Search the material for "React" and show all lines that contain it.

#####

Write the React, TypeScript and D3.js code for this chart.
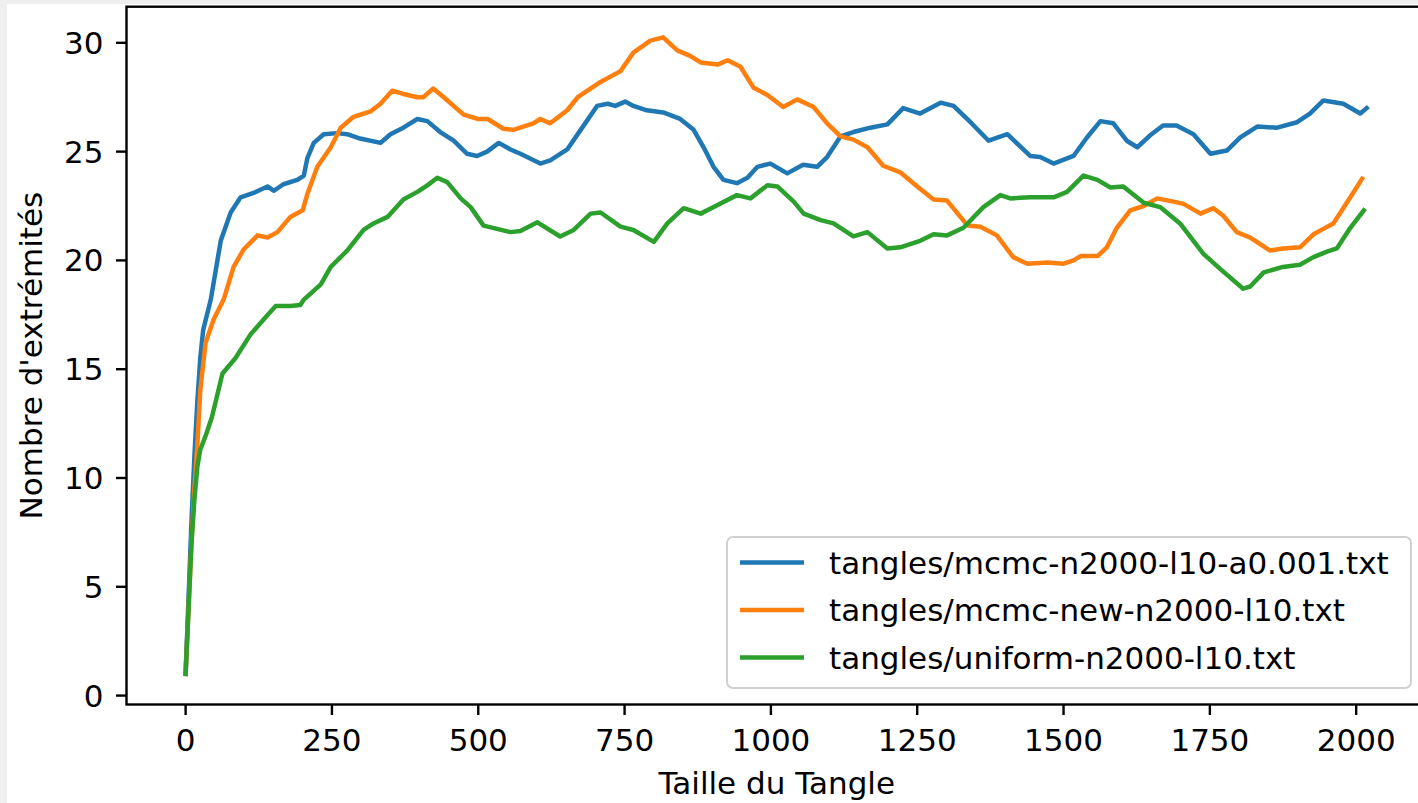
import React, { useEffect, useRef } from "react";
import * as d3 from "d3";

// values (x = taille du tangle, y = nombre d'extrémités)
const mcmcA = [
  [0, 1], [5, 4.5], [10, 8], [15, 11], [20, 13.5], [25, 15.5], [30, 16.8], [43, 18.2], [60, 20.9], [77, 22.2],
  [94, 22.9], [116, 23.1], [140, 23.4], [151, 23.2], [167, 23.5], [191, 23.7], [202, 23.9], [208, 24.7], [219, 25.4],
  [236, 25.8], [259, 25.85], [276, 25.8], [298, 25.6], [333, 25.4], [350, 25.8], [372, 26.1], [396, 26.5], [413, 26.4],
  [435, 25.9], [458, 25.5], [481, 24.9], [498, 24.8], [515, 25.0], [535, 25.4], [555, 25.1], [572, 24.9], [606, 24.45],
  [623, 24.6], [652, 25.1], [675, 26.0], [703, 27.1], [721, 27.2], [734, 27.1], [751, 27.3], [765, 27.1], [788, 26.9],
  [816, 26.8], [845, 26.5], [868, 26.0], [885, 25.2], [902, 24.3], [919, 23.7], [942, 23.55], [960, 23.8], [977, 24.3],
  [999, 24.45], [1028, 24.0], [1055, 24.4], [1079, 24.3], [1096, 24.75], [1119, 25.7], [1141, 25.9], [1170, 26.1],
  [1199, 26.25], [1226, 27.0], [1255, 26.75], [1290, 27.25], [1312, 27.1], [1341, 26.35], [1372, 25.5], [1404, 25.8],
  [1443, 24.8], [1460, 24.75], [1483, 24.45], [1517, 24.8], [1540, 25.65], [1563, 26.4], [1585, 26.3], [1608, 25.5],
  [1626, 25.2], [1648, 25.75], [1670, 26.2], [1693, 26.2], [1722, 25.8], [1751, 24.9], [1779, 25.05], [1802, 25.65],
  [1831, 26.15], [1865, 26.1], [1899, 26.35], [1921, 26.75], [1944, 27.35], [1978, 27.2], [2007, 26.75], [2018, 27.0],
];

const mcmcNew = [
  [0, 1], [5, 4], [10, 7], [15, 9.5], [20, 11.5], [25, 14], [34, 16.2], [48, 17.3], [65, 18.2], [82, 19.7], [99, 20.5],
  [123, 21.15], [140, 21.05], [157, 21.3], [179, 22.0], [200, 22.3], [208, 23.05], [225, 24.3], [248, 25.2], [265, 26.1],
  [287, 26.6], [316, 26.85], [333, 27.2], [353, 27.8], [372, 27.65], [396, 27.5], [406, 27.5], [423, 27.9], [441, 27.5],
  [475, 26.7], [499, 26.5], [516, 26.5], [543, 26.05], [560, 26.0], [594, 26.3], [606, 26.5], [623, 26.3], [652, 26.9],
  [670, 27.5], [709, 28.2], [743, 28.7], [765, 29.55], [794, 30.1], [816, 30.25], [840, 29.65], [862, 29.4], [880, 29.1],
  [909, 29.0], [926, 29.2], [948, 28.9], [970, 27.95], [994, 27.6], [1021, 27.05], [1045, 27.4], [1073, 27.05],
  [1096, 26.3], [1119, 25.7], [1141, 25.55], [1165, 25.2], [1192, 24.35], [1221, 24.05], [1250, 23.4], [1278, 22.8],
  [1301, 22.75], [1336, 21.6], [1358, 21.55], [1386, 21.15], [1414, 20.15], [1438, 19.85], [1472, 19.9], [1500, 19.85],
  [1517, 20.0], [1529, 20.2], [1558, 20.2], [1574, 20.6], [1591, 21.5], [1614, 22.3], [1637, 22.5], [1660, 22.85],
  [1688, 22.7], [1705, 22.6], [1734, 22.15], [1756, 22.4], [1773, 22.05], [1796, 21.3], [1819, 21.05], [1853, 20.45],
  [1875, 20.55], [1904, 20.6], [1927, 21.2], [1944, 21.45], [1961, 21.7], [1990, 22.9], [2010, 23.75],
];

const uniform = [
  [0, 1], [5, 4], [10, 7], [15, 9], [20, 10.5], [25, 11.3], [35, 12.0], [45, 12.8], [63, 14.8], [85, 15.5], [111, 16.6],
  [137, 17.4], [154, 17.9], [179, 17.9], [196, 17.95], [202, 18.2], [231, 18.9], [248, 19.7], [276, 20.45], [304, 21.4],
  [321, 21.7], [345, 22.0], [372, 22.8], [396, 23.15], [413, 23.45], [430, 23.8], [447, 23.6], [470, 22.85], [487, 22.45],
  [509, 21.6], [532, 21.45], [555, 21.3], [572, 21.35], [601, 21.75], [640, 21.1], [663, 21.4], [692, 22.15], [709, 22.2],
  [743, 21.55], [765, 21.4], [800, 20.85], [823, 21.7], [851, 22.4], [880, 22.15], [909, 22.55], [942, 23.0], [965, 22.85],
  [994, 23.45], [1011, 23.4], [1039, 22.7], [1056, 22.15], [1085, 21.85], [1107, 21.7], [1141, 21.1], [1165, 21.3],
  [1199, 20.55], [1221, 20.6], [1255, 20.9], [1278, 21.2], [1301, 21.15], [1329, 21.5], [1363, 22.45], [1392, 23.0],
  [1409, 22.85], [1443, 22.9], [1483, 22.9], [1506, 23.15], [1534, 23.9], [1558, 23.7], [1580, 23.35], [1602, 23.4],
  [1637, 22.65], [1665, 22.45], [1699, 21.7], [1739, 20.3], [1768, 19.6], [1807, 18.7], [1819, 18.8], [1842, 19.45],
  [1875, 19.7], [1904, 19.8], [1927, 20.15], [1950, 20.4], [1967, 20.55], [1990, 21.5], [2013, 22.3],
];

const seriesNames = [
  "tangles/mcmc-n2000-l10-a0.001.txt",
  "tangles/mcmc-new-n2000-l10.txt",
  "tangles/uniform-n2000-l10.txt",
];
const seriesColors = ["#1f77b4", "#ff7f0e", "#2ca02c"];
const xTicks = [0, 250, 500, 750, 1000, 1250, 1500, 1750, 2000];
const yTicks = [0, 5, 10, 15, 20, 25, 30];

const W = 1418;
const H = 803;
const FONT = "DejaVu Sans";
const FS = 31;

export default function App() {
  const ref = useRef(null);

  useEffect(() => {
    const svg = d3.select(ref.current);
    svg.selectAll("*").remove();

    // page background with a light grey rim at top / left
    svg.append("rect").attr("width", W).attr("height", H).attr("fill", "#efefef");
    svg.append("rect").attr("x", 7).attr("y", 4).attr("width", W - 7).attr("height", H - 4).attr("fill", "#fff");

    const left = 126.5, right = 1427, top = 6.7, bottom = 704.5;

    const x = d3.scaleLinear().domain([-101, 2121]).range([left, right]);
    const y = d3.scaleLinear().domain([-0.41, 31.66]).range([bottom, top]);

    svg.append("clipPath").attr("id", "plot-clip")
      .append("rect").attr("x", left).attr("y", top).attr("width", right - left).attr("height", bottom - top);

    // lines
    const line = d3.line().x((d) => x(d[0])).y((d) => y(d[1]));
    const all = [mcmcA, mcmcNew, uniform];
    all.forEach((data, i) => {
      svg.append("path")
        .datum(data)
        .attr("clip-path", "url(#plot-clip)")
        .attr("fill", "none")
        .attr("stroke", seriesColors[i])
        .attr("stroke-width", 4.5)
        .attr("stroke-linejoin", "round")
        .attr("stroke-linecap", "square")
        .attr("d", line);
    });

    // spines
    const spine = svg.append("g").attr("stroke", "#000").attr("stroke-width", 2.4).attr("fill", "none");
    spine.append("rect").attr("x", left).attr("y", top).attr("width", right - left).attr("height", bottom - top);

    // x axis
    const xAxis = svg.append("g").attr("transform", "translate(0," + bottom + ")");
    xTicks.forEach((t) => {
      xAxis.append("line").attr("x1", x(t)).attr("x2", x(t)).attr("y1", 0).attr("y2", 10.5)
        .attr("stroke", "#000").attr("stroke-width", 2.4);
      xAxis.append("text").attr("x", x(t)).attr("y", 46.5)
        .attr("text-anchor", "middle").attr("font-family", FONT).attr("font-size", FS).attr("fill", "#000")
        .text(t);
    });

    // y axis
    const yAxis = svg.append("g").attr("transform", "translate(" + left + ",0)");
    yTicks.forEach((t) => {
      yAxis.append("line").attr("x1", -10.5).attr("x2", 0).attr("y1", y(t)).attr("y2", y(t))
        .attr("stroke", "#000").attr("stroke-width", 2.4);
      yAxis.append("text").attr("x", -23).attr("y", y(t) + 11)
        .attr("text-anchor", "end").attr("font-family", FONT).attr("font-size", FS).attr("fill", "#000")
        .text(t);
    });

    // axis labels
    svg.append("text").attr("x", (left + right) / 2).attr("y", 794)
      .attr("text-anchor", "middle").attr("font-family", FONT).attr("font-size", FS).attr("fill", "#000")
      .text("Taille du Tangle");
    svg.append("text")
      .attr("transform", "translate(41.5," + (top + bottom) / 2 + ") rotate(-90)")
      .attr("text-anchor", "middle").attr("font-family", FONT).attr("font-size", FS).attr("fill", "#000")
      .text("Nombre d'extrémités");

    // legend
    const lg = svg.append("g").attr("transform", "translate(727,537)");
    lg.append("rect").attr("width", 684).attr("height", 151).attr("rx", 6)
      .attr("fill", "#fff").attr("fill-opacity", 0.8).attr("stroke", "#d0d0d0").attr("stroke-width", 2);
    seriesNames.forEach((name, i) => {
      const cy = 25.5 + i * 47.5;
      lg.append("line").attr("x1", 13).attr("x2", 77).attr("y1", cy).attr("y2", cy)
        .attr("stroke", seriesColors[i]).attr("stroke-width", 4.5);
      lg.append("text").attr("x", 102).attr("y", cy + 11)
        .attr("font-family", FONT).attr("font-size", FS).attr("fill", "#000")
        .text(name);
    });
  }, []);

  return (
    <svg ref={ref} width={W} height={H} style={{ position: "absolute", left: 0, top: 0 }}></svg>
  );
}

#####

= RESPONSE =
Write the React, TypeScript and D3.js code for this chart.
import React, { useEffect, useRef } from "react";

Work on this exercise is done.